Artikel 6, lid 6.5.2, van de planregels luidt: "Er kan worden afgeweken van 6.1 en 6.4 voor het gebruiken van een nieuw kleinschalig kampeerterrein dan wel het uitbreiden van het gebruik van een bestaand kleinschalig kampeerterrein bij agrarische bedrijven en woningen, met dien verstande dat:
a. het totaal aantal kleinschalige kampeerterreinen binnen het plangebied niet meer bedraagt dan 20;
b. een kleinschalig kampeerterrein alleen is toegestaan aansluitend aan en behorende bij bestaande agrarische (klein)bedrijfserven en bestaande woonerven;
c. een kleinschalig kampeerterrein alleen is toegestaan voor zover bij het agrarisch bedrijf ten minste één bedrijfswoning dan wel een woning aanwezig is;
d. het kleinschalig kampeerterrein op gronden direct aansluitend bij de bestaande agrarische- en woonbebouwing moet worden gesitueerd;
e. niet meer dan 15 kampeerplaatsen zijn toegestaan indien de afstand van een kampeerplaats tot de dichtstbijzijnde bestemmingsgrens van een bestemming waarop een (bedrijfs)woning is toegestaan, anders dan de (bedrijfs)woning behorend bij het kampeerterrein, 30 m of meer bedraagt en indien sprake is van een perceel, inclusief de bestaande (woon)bebouwing, van een oppervlakte van ten minste 0,5 hectare;
f. niet meer dan 25 kampeerplaatsen zijn toegestaan indien de afstand van een kampeerplaats tot de dichtstbijzijnde bestemmingsgrens van een bestemming waarop een (bedrijfs)woning is toegestaan, anders dan de (bedrijfs)woning behorend bij het kampeerterrein, 50 m of meer bedraagt en indien sprake is van een perceel, inclusief de bestaande (woon)bebouwing, van een oppervlakte van ten minste 0,75 hectare;
g. uitsluitend mobiele kampeermiddelen op een kleinschalig kampeerterrein zijn toegestaan;
h. uitsluitend in de periode van het kampeerseizoen kampeermiddelen op een kleinschalig kampeerterrein zijn toegestaan, met dien verstande dat de afstand tot de bestaande (voormalige) agrarische bebouwing dan wel de woning behorende bij het eigen perceel niet meer dan 25 m bedraagt."

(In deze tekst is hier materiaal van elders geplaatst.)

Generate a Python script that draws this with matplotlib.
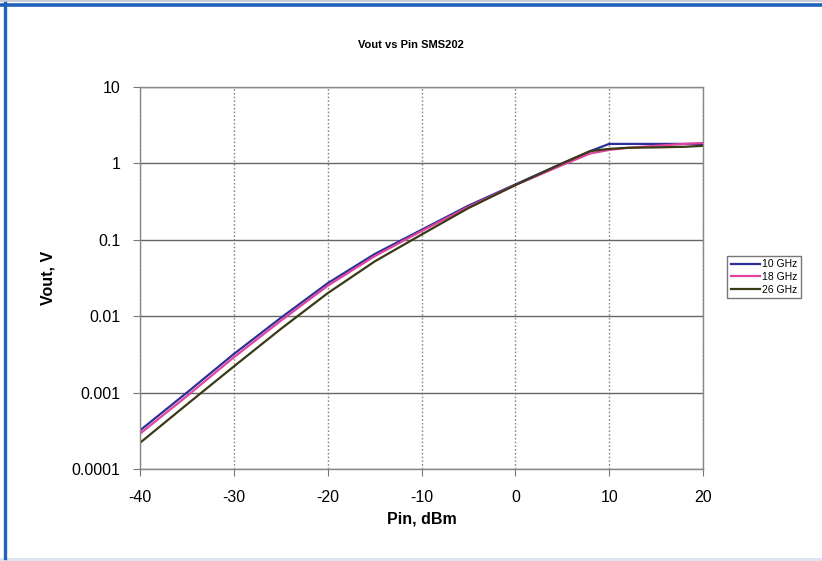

5.3. De raad heeft ter zitting erkend dat in de plantoelichting ten onrechte is vermeld dat de aanduiding "kampeerterrein" is toegevoegd overeenkomstig de verleende omgevingsvergunning. Van Dekken is daardoor echter niet in zijn rechtsbeschermingsmogelijkheden geschaad, omdat hij naar aanleiding van het ontwerpbestemmingsplan een zienswijze naar voren heeft gebracht.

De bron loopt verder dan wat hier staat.